Nada podría ser más crucial para la democracia que la educación de sus ciudadanos. A través de la educación primaria y secundaria, los jóvenes ciudadanos forman, en una edad crucial, hábitos mentales que los acompañarán durante toda su vida. Aprenden a hacer preguntas o no a hacerlas; a tomar lo que oyen al pie de la letra o sondear más profundamente; a imaginar la situación de una persona diferente a ellos mismos o a ver a una nueva persona como una mera amenaza para el éxito de sus propios proyectos; a pensar de sí mismos como miembros de un grupo homogéneo o como miembros de una nación, y a ver un mundo, formado por muchas personas y grupos, todos los cuales merecen respeto y comprensión.
La forma estándar de evaluar el progreso de una nación es el crecimiento económico, medido por el PIB per cápita. Ese crudo paradigma descuida, por supuesto, la distribución y puede otorgar altas calificaciones a países como Colombia o Estados Unidos, donde la desigualdad es grande e incluso aumenta. Tampoco reconoce el hecho de que la calidad y la dignidad de una vida humana es plural y no singular: requiere centrarse en la salud, en la inclusión política, en el empleo, en resumen, una larga lista de capacidades humanas independientes.

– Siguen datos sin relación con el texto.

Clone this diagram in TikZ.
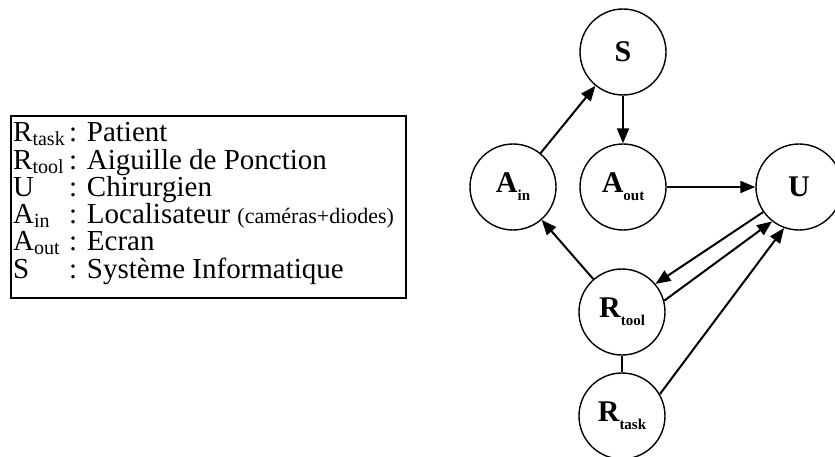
\documentclass[tikz,border=0pt]{standalone}
\usepackage{fontspec}
\setmainfont{Liberation Serif}
\usetikzlibrary{arrows.meta}

\newcommand{\legsub}[1]{\raisebox{-4pt}{\fontsize{20}{20}\selectfont #1}}
\newcommand{\agsub}[1]{\raisebox{-8pt}{\fontsize{15}{15}\selectfont\bfseries #1}}

\begin{document}
\begin{tikzpicture}[x=1pt, y=-1pt,
    agent/.style={draw, circle, line width=1.4pt, minimum size=86pt, inner sep=0pt, font=\fontsize{30}{30}\selectfont\bfseries},
    flow/.style={-{Triangle[length=15pt,width=12pt]}, line width=2pt},
    legline/.style={anchor=base west, inner sep=0pt, font=\fontsize{29}{29}\selectfont}]
  \useasboundingbox (0,0) rectangle (835,457);

  % legende
  \draw[line width=1.2pt] (11,116) rectangle (406,298);
  \node[legline] (k1) at (13,142) {R\legsub{task}};
  \node[legline] (d1) at (69,142) {: Patient};
  \node[legline] (k2) at (13,169.2) {R\legsub{tool}};
  \node[legline] (d2) at (69,169.2) {: Aiguille de Ponction};
  \node[legline] (k3) at (13,196.4) {U};
  \node[legline] (d3) at (69,196.4) {: Chirurgien};
  \node[legline] (k4) at (13,223.6) {A\legsub{in}};
  \node[legline] (d4) at (69,223.6) {: Localisateur {\fontsize{22}{22}\selectfont(caméras+diodes)}};
  \node[legline] (k5) at (13,250.8) {A\legsub{out}};
  \node[legline] (d5) at (69,250.8) {: Ecran};
  \node[legline] (k6) at (13,278) {S};
  \node[legline] (d6) at (69,278) {: Système Informatique};

  % agents
  \node[agent] (s) at (623,52) {S};
  \node[agent] (ain) at (513,187) {A\agsub{in}};
  \node[agent] (aout) at (623,187) {A\agsub{out}};
  \node[agent] (u) at (799,187) {U};
  \node[agent] (rtool) at (622,312) {R\agsub{tool}};
  \node[agent] (rtask) at (622,416) {R\agsub{task}};

  % fleches
  \draw[flow] (ain) -- (s);
  \draw[flow] (s) -- (aout);
  \draw[flow] (aout) -- (u);
  \draw[flow] (rtool) -- (ain);
  \draw[flow] (u.215) -- (rtool.40);
  \draw[flow] (rtool.15) -- (u.232);
  \draw[flow] (rtask.30) -- (u.250);
  \draw[line width=1.4pt] (rtool) -- (rtask);
\end{tikzpicture}
\end{document}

El paradigma del crecimiento le sugiere a muchos educadores que la ciencia y la tecnología son de crucial importancia para la salud futura de sus naciones.
No deberíamos tener ninguna objeción a la buena educación científica y técnica, y no sugeriré que las naciones dejen de aspirar a mejorar en este sentido. De hecho, la ciencia básica, orientada a la verdad y no exclusivamente al lucro, es a menudo un fuerte aliado de las humanidades en la lucha contra el empobrecimiento educativo.
Mi preocupación es que otras habilidades, igualmente cruciales, corren el riesgo de perderse en la ráfaga competitiva; habilidades internamente determinantes para la salud de cualquier democracia y para la creación de una cultura mundial aceptable, capaz de abordar de manera constructiva los problemas más urgentes del mundo. Si, en cambio, nos centramos en el respeto por la dignidad de cada ciudadano y en el cultivo de una amplia gama de capacidades para la elección de actividades valiosas, nos dirigiremos hacia un conjunto diferente de habilidades.
Estas habilidades están asociadas con las humanidades y las artes: la capacidad de pensar críticamente; la capacidad de trascender las lealtades locales y de abordar los problemas mundiales como “ciudadanos del mundo”; y, finalmente, la capacidad de imaginar comprensiva y compasivamente la situación de otras personas. Si no cultivamos estas habilidades, nuestras democracias pueden verse socavadas desde adentro, en un proceso que el gran educador indio Rabindranath Tagore llamó “un suicidio gradual por encogimiento del alma”.